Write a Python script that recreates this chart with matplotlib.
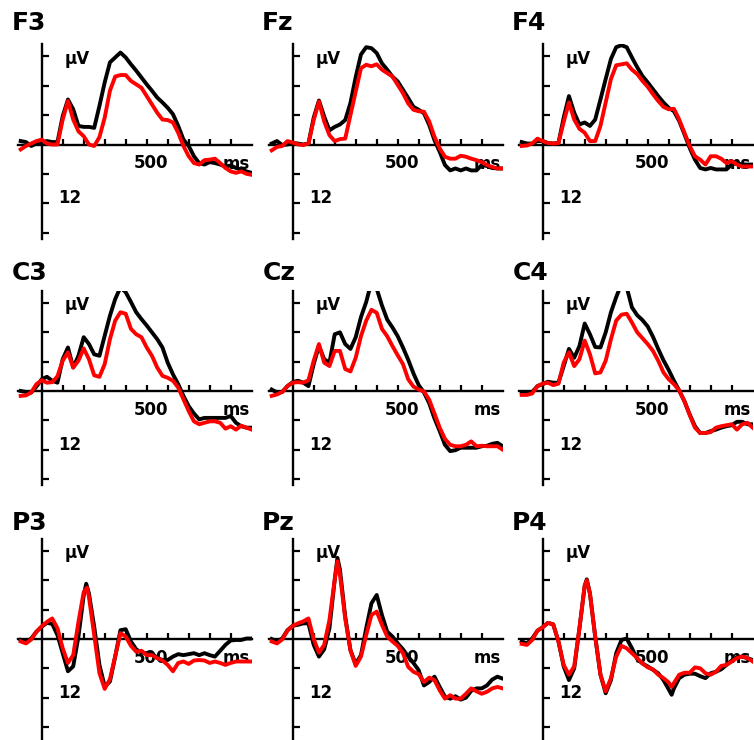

────────────────────────────────────────

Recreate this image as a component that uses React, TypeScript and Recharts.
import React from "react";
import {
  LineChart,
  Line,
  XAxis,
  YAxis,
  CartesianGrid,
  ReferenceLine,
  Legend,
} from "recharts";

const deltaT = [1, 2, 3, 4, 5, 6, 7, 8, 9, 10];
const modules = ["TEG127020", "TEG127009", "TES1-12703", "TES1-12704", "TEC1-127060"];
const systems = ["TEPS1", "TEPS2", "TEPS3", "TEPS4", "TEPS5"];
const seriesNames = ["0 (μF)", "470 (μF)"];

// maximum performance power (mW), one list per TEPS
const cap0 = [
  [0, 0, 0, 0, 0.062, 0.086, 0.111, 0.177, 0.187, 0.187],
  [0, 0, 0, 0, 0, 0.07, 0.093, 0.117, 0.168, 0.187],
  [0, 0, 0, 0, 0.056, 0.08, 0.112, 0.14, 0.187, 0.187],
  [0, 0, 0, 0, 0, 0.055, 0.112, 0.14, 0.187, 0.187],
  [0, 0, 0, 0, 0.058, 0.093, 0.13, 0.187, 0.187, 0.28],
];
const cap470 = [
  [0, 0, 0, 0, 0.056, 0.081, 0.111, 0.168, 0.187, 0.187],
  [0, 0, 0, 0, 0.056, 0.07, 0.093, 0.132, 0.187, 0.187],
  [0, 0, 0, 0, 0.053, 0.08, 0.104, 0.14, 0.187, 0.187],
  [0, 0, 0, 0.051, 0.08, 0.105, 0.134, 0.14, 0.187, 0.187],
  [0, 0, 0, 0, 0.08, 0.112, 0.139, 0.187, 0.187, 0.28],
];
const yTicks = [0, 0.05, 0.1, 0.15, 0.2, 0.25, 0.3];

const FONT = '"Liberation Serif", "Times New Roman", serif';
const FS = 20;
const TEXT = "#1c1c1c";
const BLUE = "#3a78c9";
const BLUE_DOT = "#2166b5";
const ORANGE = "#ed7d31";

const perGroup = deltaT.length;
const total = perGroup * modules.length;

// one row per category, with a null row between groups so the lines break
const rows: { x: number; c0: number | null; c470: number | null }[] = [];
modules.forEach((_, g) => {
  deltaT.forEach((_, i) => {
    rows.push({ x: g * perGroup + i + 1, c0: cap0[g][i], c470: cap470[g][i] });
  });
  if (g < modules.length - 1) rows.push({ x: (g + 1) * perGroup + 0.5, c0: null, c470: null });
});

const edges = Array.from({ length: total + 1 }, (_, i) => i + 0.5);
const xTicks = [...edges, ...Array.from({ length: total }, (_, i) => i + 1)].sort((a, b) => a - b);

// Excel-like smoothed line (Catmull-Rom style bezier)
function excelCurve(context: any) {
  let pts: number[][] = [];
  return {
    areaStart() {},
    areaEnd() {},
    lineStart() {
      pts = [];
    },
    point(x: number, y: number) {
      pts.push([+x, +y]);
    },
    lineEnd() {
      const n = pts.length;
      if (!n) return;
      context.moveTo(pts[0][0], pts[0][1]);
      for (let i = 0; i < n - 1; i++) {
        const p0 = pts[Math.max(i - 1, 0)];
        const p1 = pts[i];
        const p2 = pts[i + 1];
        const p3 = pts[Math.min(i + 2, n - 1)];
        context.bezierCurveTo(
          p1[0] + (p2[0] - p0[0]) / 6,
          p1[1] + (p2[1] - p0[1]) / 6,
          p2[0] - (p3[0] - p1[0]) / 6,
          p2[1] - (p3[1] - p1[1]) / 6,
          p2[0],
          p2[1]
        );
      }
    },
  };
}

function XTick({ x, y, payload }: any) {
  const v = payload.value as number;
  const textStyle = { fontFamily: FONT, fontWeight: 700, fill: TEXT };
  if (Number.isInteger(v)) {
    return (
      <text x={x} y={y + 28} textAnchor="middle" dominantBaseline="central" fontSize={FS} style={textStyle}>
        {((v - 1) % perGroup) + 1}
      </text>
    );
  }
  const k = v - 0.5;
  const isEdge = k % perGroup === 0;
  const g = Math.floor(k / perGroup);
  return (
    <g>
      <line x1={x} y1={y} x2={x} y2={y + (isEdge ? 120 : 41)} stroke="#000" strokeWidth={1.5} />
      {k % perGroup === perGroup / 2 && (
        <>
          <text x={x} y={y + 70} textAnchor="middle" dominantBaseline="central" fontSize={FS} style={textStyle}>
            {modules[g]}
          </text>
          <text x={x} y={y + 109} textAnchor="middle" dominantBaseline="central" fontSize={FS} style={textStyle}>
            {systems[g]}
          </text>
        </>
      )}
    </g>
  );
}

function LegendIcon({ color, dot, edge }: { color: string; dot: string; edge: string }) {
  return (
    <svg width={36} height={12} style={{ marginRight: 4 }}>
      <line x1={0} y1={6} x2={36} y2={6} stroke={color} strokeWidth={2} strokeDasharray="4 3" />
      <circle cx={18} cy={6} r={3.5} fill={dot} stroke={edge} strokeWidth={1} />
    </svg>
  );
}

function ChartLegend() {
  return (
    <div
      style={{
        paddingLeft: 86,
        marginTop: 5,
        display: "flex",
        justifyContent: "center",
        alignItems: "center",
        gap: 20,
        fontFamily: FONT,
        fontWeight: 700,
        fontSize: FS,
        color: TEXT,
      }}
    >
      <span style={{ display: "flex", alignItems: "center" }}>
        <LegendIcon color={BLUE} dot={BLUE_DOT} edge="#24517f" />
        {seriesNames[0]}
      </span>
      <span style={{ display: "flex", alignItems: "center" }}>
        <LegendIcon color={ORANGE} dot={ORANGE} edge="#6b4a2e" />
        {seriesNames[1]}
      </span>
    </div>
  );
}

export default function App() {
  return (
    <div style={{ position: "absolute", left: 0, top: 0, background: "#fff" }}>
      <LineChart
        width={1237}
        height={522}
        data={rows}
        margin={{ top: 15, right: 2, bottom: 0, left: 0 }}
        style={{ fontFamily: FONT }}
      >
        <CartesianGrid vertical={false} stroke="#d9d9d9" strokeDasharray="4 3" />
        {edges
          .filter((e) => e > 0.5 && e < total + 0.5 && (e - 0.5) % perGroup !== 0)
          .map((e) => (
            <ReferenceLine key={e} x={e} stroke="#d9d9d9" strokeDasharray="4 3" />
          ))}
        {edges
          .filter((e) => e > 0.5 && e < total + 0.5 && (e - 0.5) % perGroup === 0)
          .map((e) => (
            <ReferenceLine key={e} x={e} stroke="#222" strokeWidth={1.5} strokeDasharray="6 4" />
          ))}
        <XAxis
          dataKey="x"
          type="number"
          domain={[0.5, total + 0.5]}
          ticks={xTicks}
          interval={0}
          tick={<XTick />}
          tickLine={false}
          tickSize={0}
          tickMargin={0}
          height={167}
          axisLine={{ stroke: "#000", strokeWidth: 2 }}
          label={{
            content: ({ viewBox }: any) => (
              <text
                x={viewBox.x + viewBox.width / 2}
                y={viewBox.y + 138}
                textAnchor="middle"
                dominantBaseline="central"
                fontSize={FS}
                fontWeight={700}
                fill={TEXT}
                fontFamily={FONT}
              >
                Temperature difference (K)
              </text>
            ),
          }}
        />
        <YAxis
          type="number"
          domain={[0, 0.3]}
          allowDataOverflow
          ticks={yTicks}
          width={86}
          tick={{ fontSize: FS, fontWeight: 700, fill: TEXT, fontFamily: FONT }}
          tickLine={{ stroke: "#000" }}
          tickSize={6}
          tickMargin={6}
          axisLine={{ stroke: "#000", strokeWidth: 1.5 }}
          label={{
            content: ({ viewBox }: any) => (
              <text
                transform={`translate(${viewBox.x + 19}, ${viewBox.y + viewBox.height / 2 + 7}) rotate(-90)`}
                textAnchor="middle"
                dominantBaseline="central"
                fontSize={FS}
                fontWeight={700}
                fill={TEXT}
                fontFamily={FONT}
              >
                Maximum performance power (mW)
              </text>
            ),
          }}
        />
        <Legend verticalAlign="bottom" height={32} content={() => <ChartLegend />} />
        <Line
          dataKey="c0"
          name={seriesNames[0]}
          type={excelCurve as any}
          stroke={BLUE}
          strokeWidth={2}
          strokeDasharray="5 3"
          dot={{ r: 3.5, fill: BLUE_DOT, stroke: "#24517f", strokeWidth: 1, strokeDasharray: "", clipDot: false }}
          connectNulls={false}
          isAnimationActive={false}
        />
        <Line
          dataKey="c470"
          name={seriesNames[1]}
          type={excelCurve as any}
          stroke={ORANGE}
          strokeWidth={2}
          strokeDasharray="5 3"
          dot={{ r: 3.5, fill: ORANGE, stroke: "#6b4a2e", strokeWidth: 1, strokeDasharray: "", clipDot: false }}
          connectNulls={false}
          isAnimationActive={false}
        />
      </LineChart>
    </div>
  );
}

────────────────────────────────────────

* [Requirements]:
From the records above, retype only the lines starting at the line that contains "Recreate this image" and ending at the line that contains "1)].sort((a, b) => a - b);", both included.

* [Task solution]:
Recreate this image as a component that uses React, TypeScript and Recharts.
import React from "react";
import {
  LineChart,
  Line,
  XAxis,
  YAxis,
  CartesianGrid,
  ReferenceLine,
  Legend,
} from "recharts";

const deltaT = [1, 2, 3, 4, 5, 6, 7, 8, 9, 10];
const modules = ["TEG127020", "TEG127009", "TES1-12703", "TES1-12704", "TEC1-127060"];
const systems = ["TEPS1", "TEPS2", "TEPS3", "TEPS4", "TEPS5"];
const seriesNames = ["0 (μF)", "470 (μF)"];

// maximum performance power (mW), one list per TEPS
const cap0 = [
  [0, 0, 0, 0, 0.062, 0.086, 0.111, 0.177, 0.187, 0.187],
  [0, 0, 0, 0, 0, 0.07, 0.093, 0.117, 0.168, 0.187],
  [0, 0, 0, 0, 0.056, 0.08, 0.112, 0.14, 0.187, 0.187],
  [0, 0, 0, 0, 0, 0.055, 0.112, 0.14, 0.187, 0.187],
  [0, 0, 0, 0, 0.058, 0.093, 0.13, 0.187, 0.187, 0.28],
];
const cap470 = [
  [0, 0, 0, 0, 0.056, 0.081, 0.111, 0.168, 0.187, 0.187],
  [0, 0, 0, 0, 0.056, 0.07, 0.093, 0.132, 0.187, 0.187],
  [0, 0, 0, 0, 0.053, 0.08, 0.104, 0.14, 0.187, 0.187],
  [0, 0, 0, 0.051, 0.08, 0.105, 0.134, 0.14, 0.187, 0.187],
  [0, 0, 0, 0, 0.08, 0.112, 0.139, 0.187, 0.187, 0.28],
];
const yTicks = [0, 0.05, 0.1, 0.15, 0.2, 0.25, 0.3];

const FONT = '"Liberation Serif", "Times New Roman", serif';
const FS = 20;
const TEXT = "#1c1c1c";
const BLUE = "#3a78c9";
const BLUE_DOT = "#2166b5";
const ORANGE = "#ed7d31";

const perGroup = deltaT.length;
const total = perGroup * modules.length;

// one row per category, with a null row between groups so the lines break
const rows: { x: number; c0: number | null; c470: number | null }[] = [];
modules.forEach((_, g) => {
  deltaT.forEach((_, i) => {
    rows.push({ x: g * perGroup + i + 1, c0: cap0[g][i], c470: cap470[g][i] });
  });
  if (g < modules.length - 1) rows.push({ x: (g + 1) * perGroup + 0.5, c0: null, c470: null });
});

const edges = Array.from({ length: total + 1 }, (_, i) => i + 0.5);
const xTicks = [...edges, ...Array.from({ length: total }, (_, i) => i + 1)].sort((a, b) => a - b);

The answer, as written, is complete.